On Thursday, networking company Cisco ironically suffered network issues lasting several hours, with the index of their company blog displaying the WordPress setup interface for some time, as first noticed by Cybereason researcher Amit Serper, and reported by TechCrunch.
SEE: Change control management: 10 critical steps (free PDF) (TechRepublic)
Five hours following the first acknowledgement of the outage, Cisco indicated that the issue was due to an “internal system change,” providing no further details of the issue.
The outage, which persisted for at least five hours, prevented users from using Cisco’s single sign-on, accessing Cisco’s learning portal, accessing Cisco’s security advisories, and downloading software, as well as created issues with creation of and response time to support tickets. Fortunately, Webex was unaffected by the outage, leaving the issues visible mostly to engineers.
The situation led to a fair bit of schadenfreude on Slashdot, Reddit, and other social networking services, with widespread (sarcastic) speculation that Cisco’s production systems failed to contact Cisco’s smart licensing server, or someone plugged an Ethernet patch cable into Port 1, or that the PG&E blackout affecting nearly a million people in California caused a partial network outage.

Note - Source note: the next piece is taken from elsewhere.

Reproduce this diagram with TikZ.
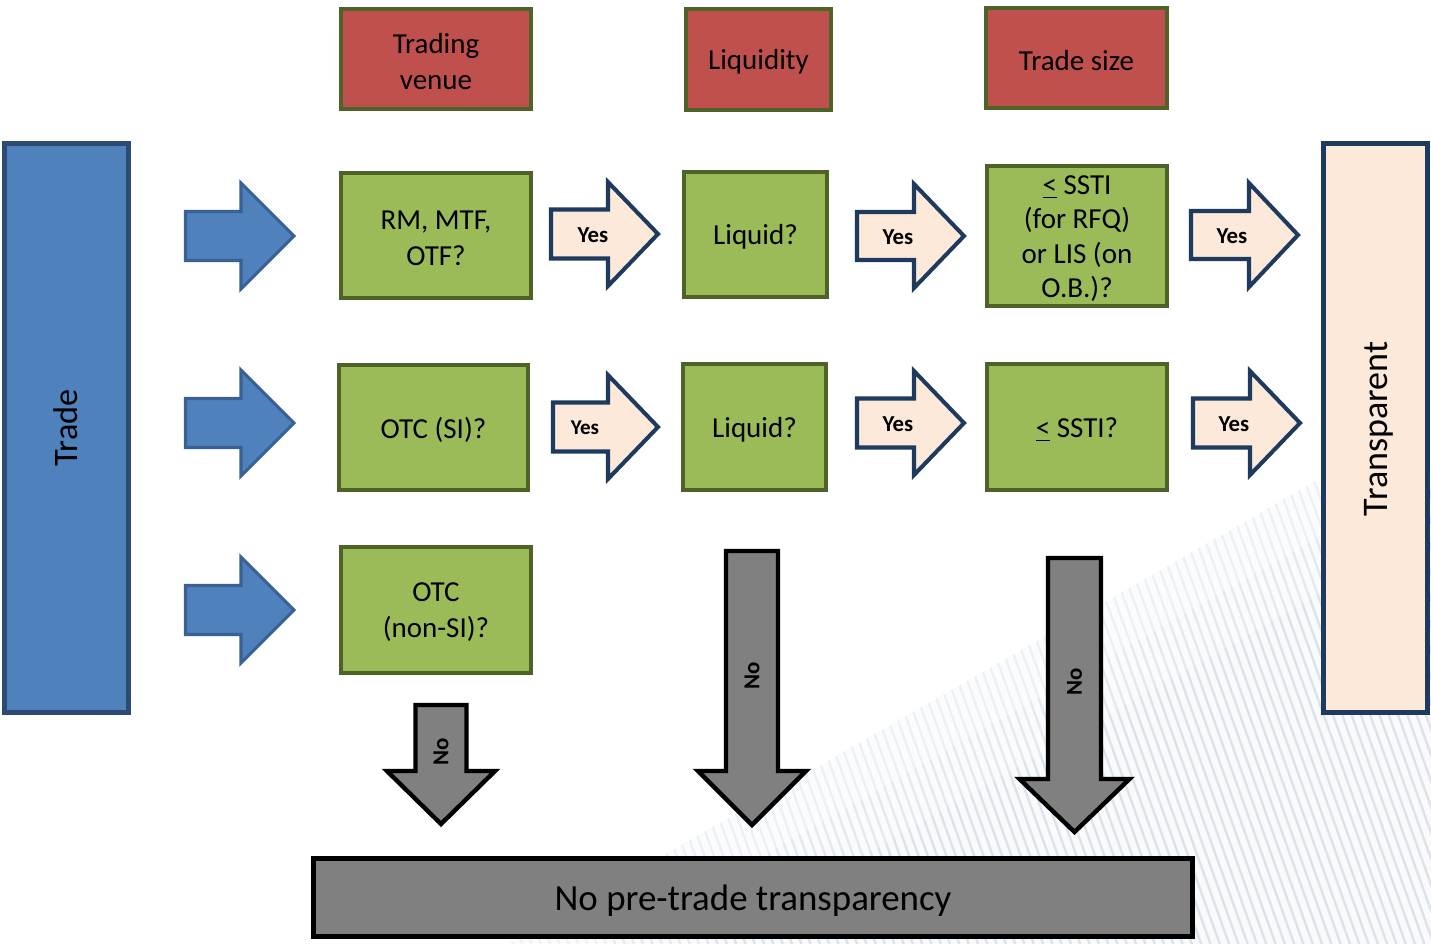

Reddit commenters indicated that the parts of San Jose affected by power outages were “only the parts near the foothills,” with Cisco’s facilities “on the other side of two freeways from the power outages,” likely ruling out the potential that the issue impacted Cisco directly.
Lessons to learn from the Cisco network outage
For a company that claims a need for three layers of redundancy on network topology designs, a network outage is embarrassing. That said, having a bad deploy bring down as much of Cisco’s network as it did may be a compelling case for distributing systems–essentially, a polite way of saying “maybe use the cloud.”
Given Cisco’s market position, the amount of bits that need to be stored and pushed around as system administrators update firmware is not negligible, and it is something that AWS, Azure, or Google Cloud Platform assuredly can do at a lower cost than handling this internally. The same is likely true of the company blog, having this hosted offsite or completely separated from production systems allows for a method of communicating network status during outages, and is standard practice among network operators.
This isn’t to say that Cisco should run their own network with Aruba switches, though there is a certain level of dogfooding that is not advisable, particularly when using production systems to service customers with hardware identical to that of the production system. This is a problem that can easily become magnified when using phone-home license activation.
Problems with Cisco kit make headlines roughly every two weeks, with a 9.9/10-severity flaw affecting Cisco IOS-powered routers last month, and a 10/10-severity flaw discovered the month before, as well as other authentication bypass, remote code execution, and command injection flaws discovered in Cisco hardware weeks prior.